Myanmar remains at low risk of debt distress and has access to significant sources of concessional financing.



Policy Priorities
Buttressing macroeconomic stability

71.      The government has launched a comprehensive development plan for reform. The Myanmar
Sustainable Development Plan (MSDP), which lays out a comprehensive and prioritized policy reform agenda,
holds the promise of offering the much-needed unifying and coherent roadmap for reforms for the country. It
seeks to translate the government’s 12-point economic plan and sector plans into a clear set of policy priorities,
and has been welcomed as a significant step forward.

72.     A key fiscal priority for Myanmar is to break out of the cycle of low revenue and low public
spending. As noted in the last Myanmar Public Expenditure Review (PER) on Fiscal Space for Economic
Growth, Myanmar has among the lowest tax collection as a share of GDP in the world. The general government
spending, at about 15 percent of GDP, is significantly lower than the average for other lower middle-income
countries (20 percent of GDP). In addition to low spending levels, Myanmar spends less as a share of the
budget on capital projects and on critical priorities such as education and health, despite improvements since
2012/13, than other lower middle-income countries. In the last three years, budget execution rates have been
92 percent on average and have never risen above 94 percent.
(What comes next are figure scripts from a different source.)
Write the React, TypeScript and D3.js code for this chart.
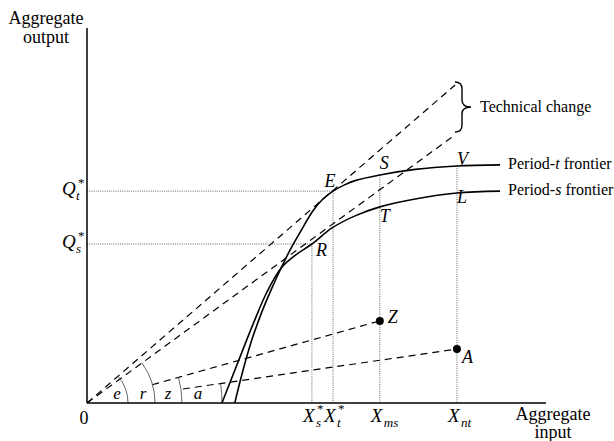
import React from "react";
import * as d3 from "d3";

// frontiers, [aggregate input, aggregate output]
const periodS: [number, number][] = [
  [29.4, 0], [32.9, 10.9], [36.2, 21.1], [39.2, 29.6], [42.3, 36.0], [45.5, 39.5],
  [49.0, 42.4], [53.4, 46.7], [58.4, 49.9], [63.8, 52.3], [71.5, 54.4], [80.6, 56.0], [90.0, 56.5],
];
const periodT: [number, number][] = [
  [32.2, 0], [34.0, 8.8], [35.9, 16.8], [38.1, 24.3], [40.3, 30.7], [42.3, 36.0], [44.2, 40.7],
  [46.8, 46.3], [49.2, 51.2], [51.4, 54.4], [53.6, 56.5], [56.0, 58.1], [58.4, 59.3], [63.8, 60.8],
  [71.5, 62.3], [80.6, 63.2], [90.0, 63.5],
];

// input levels and output levels on the axes
const inputLevels = [
  { value: 49.0, sub: "s", star: true },
  { value: 53.6, sub: "t", star: true },
  { value: 63.8, sub: "ms", star: false },
  { value: 80.6, sub: "nt", star: false },
];
const outputLevels = [
  { value: 56.5, sub: "t" },
  { value: 42.4, sub: "s" },
];

// labelled points
const pointNames = ["E", "R", "S", "T", "V", "L", "Z", "A"];
const pointX = [53.6, 49.0, 63.8, 63.8, 80.6, 80.6, 63.8, 80.6];
const pointY = [56.5, 42.4, 60.8, 52.3, 63.2, 56.0, 21.9, 14.4];

// rays from the origin: name, start input, end point
const rayNames = ["e", "r", "z", "a"];
const rayStart = [0, 0, 14.2, 20.9];
const rayEnd: [number, number][] = [[80.2, 84.8], [80.2, 71.5], [63.8, 21.9], [80.6, 14.4]];

const W = 614;
const H = 441;
const serif = "'Liberation Serif', 'Times New Roman', 'DejaVu Serif', serif";

const x = d3.scaleLinear().domain([0, 100]).range([87, 546]);
const y = d3.scaleLinear().domain([0, 100]).range([403, 28]);

const line = d3.line<[number, number]>()
  .x(d => x(d[0]))
  .y(d => y(d[1]))
  .curve(d3.curveCatmullRom.alpha(0.5));

const arcRadius = [41, 68, 95, 135];
const arcLabelR = [30, 56, 81, 111];

const labelOffset: Record<string, [number, number, string]> = {
  E: [-3, -4, "middle"],
  R: [4, 12, "start"],
  S: [0, -6, "start"],
  T: [0, 15, "start"],
  V: [0, -1, "start"],
  L: [0, 10, "start"],
  Z: [8, 2, "start"],
  A: [5, 14, "start"],
};

export default function App() {
  const ox = x(0), oy = y(0);
  const levelTop = (v: number) => {
    // dotted vertical goes up to E, R, S or V
    const i = pointX.findIndex((p, k) => p === v && ["E", "R", "S", "V"].includes(pointNames[k]));
    return y(pointY[i]);
  };

  return (
    <div style={{ position: "absolute", left: 0, top: 0 }}>
      <svg width={W} height={H} style={{ display: "block", background: "#fff", fontFamily: serif }}>
        {/* dotted guides */}
        <g stroke="#666" strokeWidth={1} strokeDasharray="1,1.2" fill="none">
          {outputLevels.map((q, i) => (
            <line key={"h" + i} x1={ox} x2={x(inputLevels[1 - i].value)} y1={y(q.value)} y2={y(q.value)} />
          ))}
          {inputLevels.map((l, i) => (
            <line key={"v" + i} x1={x(l.value)} x2={x(l.value)} y1={levelTop(l.value)} y2={oy} />
          ))}
        </g>

        {/* rays */}
        <g stroke="#000" strokeWidth={1.2} strokeDasharray="7,5" fill="none">
          {rayNames.map((n, i) => {
            const [ex, ey] = rayEnd[i];
            const t = rayStart[i] / ex;
            return (
              <line key={n} x1={x(ex * t)} y1={y(ey * t)} x2={x(ex)} y2={y(ey)} />
            );
          })}
        </g>

        {/* angle arcs */}
        <g stroke="#555" strokeWidth={0.9} fill="none">
          {rayNames.map((n, i) => {
            const [ex, ey] = rayEnd[i];
            const ang = Math.atan2(oy - y(ey), x(ex) - ox);
            const r = arcRadius[i];
            const arc = d3.path();
            arc.moveTo(ox + r, oy);
            arc.arc(ox, oy, r, 0, -ang, true);
            return <path key={n} d={arc.toString()} />;
          })}
        </g>
        {rayNames.map((n, i) => (
          <text key={n} x={ox + arcLabelR[i]} y={oy - 4} fontSize={17} fontStyle="italic" textAnchor="middle">{n}</text>
        ))}

        {/* frontiers */}
        <path d={line(periodS) ?? ""} fill="none" stroke="#000" strokeWidth={1.6} />
        <path d={line(periodT) ?? ""} fill="none" stroke="#000" strokeWidth={1.6} />

        {/* axes */}
        <line x1={ox} x2={ox} y1={y(100)} y2={oy} stroke="#000" strokeWidth={1.5} />
        <line x1={ox} x2={x(100)} y1={oy} y2={oy} stroke="#000" strokeWidth={1.5} />

        {/* points Z and A */}
        {pointNames.map((n, i) => (n === "Z" || n === "A") ? (
          <circle key={n} cx={x(pointX[i])} cy={y(pointY[i])} r={4} fill="#000" />
        ) : null)}

        {/* point labels */}
        {pointNames.map((n, i) => {
          const [dx, dy, anchor] = labelOffset[n];
          return (
            <text key={n} x={x(pointX[i]) + dx} y={y(pointY[i]) + dy} fontSize={18} fontStyle="italic" textAnchor={anchor as any}>{n}</text>
          );
        })}

        {/* brace */}
        <path d={`M455,82 Q462,82 462,89 L462,100 Q462,107 471,107 Q462,107 462,114 L462,125 Q462,132 455,132`} fill="none" stroke="#000" strokeWidth={1.4} />
        <text x={480} y={112} fontSize={16}>Technical change</text>
        <text x={x(periodT[periodT.length - 1][0]) + 8} y={y(periodT[periodT.length - 1][1]) + 4} fontSize={16}>
          Period-<tspan fontStyle="italic">t</tspan> frontier
        </text>
        <text x={x(periodS[periodS.length - 1][0]) + 8} y={y(periodS[periodS.length - 1][1]) + 4} fontSize={16}>
          Period-<tspan fontStyle="italic">s</tspan> frontier
        </text>

        {/* axis labels */}
        <text x={46} y={24} fontSize={18} textAnchor="middle">Aggregate</text>
        <text x={46} y={43} fontSize={18} textAnchor="middle">output</text>
        <text x={553} y={420} fontSize={18} textAnchor="middle">Aggregate</text>
        <text x={553} y={438} fontSize={18} textAnchor="middle">input</text>
        <text x={ox - 3} y={424} fontSize={18} textAnchor="middle">0</text>

        {/* Q labels */}
        {outputLevels.map((q, i) => (
          <g key={"q" + i} fontStyle="italic">
            <text x={62} y={y(q.value) + 4} fontSize={19}>Q</text>
            <text x={76} y={y(q.value) + 9} fontSize={13}>{q.sub}</text>
            <text x={78} y={y(q.value) - 4} fontSize={13} fontStyle="normal">*</text>
          </g>
        ))}

        {/* X labels */}
        {inputLevels.map((l, i) => (
          <g key={"x" + i} fontStyle="italic">
            <text x={x(l.value) - 9} y={422} fontSize={19}>X</text>
            <text x={x(l.value) + 4} y={427} fontSize={13}>{l.sub}</text>
            {l.star && <text x={x(l.value) + 5} y={413} fontSize={13} fontStyle="normal">*</text>}
          </g>
        ))}
      </svg>
    </div>
  );
}
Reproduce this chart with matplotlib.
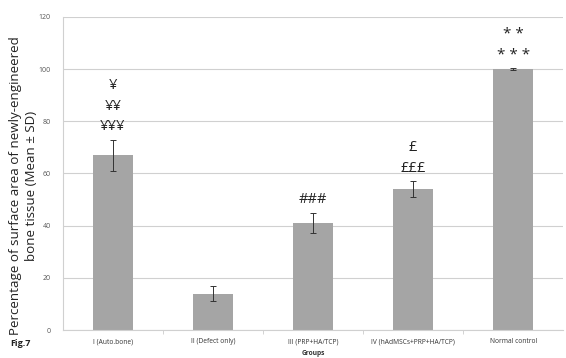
import matplotlib
matplotlib.use("Agg")
import matplotlib.pyplot as plt

groups = ["I (Auto.bone)", "II (Defect only)", "III (PRP+HA/TCP)",
          "IV (hAdMSCs+PRP+HA/TCP)", "Normal control"]
means = [67, 14, 41, 54, 100]
sds = [6, 3, 4, 3, 0.3]
# significance markers per group, listed bottom-to-top
markers = [["¥¥¥", "¥¥", "¥"], [], ["###"], ["£££", "£"], ["* * *", "* *"]]
yticks = [0, 20, 40, 60, 80, 100, 120]

plt.rcParams["font.family"] = ["Open Sans", "DejaVu Sans"]

fig = plt.figure(figsize=(5.66, 3.58), dpi=100)
ax = fig.add_axes([0.111, 0.078, 0.884, 0.875])

x = list(range(len(groups)))
ax.bar(x, means, width=0.4, color="#a5a5a5", zorder=2)
ax.errorbar(x, means, yerr=sds, fmt="none", ecolor="#333333",
            elinewidth=0.7, capsize=2, capthick=0.7, zorder=3)

step = 7.8
for xi, m, s, labs in zip(x, means, sds, markers):
    base = m + s + 5
    for k, lab in enumerate(labs):
        star = lab.startswith("*")
        ax.text(xi, base + k * step, lab,
                ha="center", va="center",
                fontsize=11 if star else 10.5, color="#222222", zorder=4)

ax.set_xlim(-0.5, len(groups) - 0.5)
ax.set_ylim(0, 120)
ax.set_yticks(yticks)
ax.yaxis.grid(True, color="#d0d0d0", linewidth=0.8, zorder=0)
ax.set_axisbelow(True)
ax.set_xticks(x)
ax.set_xticklabels(groups, fontsize=4.8, color="#333333")
ax.set_xticks([i + 0.5 for i in x[:-1]], minor=True)
ax.tick_params(axis="x", which="major", length=0, pad=6)
ax.tick_params(axis="x", which="minor", length=3, color="#cccccc")
ax.tick_params(axis="y", length=0, labelsize=5.0, labelcolor="#555555", pad=8.5)

for side in ["top", "right"]:
    ax.spines[side].set_visible(False)
ax.spines["left"].set_color("#d0d0d0")
ax.spines["bottom"].set_color("#d0d0d0")

ax.set_ylabel("Percentage of surface area of newly-engineered\nbone tissue (Mean ± SD)",
              fontsize=9.6, color="#222222", linespacing=1.3)
ax.yaxis.set_label_coords(-0.05, 0.46)
ax.set_xlabel("Groups", fontsize=4.8, fontweight="bold", color="#333333", labelpad=3)

fig.text(0.018, 0.034, "Fig.7", fontsize=6.5, fontweight="bold", color="#222222")

fig.savefig("out.png", dpi=100)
73.      It is critical that Myanmar implements a strategy that breaks this vicious fiscal cycle. Myanmar
could consider a fiscal strategy to increase spending on critical priorities for growth, such as capital investments
in energy and transport, and for inclusive development, such as on education and health. Key elements of the
strategy could be policies that (a) reallocate spending from less important to priority areas, and (b) grow the
size of the overall fiscal envelope through domestic revenue mobilization and sustainable borrowing. The
Myanmar PER provides further recommendations in these two broad policy areas, such as (a) improving
allocative and productive efficiency of capital spending, by introducing project appraisal, tracking project
performance, and introducing multiyear commitment budgets; (b) enhancing oversight of SEE fiscal
performance; (c) reducing revenue leakages from base erosion and tax expenditures; and (d) developing a
medium-term debt strategy that relies less on CBM financing and more on other concessional, and
noninflationary, sources of financing. A number of these ideas are being implemented by the government,
though more energetic execution would help.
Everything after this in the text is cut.